> [Available records]:
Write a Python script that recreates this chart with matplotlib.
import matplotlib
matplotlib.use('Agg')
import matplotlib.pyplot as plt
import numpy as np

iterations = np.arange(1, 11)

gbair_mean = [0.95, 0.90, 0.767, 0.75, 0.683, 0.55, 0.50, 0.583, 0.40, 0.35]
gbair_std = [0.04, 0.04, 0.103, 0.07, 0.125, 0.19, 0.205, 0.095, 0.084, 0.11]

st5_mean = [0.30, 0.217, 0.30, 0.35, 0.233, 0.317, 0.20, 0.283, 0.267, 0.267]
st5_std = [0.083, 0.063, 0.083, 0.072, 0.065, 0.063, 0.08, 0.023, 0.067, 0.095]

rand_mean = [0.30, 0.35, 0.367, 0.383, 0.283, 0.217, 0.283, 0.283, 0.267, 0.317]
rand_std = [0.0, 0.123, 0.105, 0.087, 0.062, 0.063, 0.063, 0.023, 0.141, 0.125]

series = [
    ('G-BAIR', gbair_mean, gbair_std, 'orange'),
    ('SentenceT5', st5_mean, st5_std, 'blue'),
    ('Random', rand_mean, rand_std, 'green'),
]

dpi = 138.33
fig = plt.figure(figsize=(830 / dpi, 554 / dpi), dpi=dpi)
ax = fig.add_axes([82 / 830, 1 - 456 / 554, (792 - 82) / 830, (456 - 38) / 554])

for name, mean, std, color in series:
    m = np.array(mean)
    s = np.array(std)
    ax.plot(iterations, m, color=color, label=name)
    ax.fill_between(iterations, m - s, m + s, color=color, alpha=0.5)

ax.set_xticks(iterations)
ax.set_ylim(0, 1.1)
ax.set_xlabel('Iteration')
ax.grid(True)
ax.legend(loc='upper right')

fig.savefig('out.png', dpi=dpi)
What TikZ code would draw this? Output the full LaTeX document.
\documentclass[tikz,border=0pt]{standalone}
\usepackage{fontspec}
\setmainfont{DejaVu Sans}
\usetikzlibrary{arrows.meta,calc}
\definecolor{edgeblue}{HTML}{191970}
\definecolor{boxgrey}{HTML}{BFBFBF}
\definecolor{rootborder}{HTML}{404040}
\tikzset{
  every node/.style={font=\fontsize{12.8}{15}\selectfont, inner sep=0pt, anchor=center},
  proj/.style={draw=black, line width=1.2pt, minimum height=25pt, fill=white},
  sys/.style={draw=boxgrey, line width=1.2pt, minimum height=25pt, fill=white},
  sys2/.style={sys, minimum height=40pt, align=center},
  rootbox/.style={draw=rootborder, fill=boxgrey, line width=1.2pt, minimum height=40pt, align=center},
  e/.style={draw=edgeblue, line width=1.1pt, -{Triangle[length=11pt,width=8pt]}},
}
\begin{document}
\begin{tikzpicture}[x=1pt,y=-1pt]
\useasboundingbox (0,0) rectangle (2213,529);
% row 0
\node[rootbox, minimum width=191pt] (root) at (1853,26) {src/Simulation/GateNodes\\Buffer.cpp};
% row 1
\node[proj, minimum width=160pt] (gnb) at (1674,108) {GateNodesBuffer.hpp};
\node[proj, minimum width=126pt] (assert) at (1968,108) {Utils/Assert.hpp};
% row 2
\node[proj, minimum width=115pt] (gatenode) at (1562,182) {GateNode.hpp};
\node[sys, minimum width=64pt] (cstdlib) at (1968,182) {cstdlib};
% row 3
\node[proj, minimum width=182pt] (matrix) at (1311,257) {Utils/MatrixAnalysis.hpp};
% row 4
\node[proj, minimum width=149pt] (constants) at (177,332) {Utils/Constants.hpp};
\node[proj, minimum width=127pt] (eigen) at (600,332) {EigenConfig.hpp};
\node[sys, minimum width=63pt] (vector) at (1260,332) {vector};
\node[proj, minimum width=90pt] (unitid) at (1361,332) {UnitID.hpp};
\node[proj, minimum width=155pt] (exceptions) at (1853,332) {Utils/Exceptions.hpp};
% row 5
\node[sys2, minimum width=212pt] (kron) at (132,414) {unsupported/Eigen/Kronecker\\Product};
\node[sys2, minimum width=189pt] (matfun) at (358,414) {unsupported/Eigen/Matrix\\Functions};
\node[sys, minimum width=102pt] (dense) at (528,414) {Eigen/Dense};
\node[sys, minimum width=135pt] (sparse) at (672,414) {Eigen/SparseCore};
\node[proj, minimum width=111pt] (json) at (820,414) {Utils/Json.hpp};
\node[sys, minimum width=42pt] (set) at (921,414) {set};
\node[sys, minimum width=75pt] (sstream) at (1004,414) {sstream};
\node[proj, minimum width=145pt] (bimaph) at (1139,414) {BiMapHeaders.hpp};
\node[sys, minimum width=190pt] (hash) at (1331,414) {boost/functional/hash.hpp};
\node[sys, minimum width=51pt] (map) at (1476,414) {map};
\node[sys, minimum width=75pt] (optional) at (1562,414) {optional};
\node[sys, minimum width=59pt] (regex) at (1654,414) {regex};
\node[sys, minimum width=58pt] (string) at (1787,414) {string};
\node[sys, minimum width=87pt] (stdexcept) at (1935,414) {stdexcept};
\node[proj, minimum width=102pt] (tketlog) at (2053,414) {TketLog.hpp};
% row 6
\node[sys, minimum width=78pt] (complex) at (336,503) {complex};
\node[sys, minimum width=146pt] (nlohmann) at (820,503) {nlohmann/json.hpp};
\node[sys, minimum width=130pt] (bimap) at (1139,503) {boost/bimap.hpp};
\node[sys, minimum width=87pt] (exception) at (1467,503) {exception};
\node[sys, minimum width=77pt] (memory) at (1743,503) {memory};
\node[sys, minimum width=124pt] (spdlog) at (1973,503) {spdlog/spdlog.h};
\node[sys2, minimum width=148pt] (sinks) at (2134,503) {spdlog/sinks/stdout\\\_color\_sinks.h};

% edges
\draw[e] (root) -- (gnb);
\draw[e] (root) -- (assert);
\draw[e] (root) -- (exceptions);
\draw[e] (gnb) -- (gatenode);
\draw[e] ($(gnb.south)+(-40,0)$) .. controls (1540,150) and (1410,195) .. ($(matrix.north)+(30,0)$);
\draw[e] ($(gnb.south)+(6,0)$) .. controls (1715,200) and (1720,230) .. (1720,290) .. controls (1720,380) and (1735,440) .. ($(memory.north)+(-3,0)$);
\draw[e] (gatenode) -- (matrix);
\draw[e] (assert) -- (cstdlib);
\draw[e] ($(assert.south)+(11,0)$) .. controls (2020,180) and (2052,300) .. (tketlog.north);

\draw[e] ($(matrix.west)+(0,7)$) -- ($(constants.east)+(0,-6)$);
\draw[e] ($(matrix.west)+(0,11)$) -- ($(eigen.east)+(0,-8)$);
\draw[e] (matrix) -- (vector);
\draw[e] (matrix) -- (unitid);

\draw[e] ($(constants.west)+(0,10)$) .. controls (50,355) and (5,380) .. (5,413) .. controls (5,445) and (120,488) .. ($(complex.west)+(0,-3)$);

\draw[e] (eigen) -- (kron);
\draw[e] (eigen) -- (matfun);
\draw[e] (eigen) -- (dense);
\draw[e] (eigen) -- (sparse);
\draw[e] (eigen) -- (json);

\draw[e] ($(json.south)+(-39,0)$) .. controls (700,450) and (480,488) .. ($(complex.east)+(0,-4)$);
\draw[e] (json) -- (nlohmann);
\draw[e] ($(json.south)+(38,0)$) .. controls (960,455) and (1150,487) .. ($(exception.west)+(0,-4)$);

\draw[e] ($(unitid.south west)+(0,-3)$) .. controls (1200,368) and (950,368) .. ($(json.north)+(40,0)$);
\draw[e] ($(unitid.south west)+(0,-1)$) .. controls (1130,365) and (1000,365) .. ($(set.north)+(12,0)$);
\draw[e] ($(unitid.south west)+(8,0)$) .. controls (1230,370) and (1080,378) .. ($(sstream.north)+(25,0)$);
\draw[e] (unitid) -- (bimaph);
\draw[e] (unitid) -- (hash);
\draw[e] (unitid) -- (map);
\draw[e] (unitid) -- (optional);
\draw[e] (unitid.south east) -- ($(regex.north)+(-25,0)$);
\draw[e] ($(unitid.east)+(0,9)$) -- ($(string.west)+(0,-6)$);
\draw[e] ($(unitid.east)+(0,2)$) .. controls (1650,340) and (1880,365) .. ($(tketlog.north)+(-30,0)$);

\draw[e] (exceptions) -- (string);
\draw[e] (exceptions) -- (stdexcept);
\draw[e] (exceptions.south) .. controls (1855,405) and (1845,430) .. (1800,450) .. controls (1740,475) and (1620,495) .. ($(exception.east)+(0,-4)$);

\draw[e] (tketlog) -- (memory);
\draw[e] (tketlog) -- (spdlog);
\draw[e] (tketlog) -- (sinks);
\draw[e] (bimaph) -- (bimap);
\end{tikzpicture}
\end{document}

> [Goal]: Restate exactly the records above from their first line through the line that holds "iterations = np.arange(1, 11)", please, including both and leaving out all others.

> [Task answer]:
Write a Python script that recreates this chart with matplotlib.
import matplotlib
matplotlib.use('Agg')
import matplotlib.pyplot as plt
import numpy as np

iterations = np.arange(1, 11)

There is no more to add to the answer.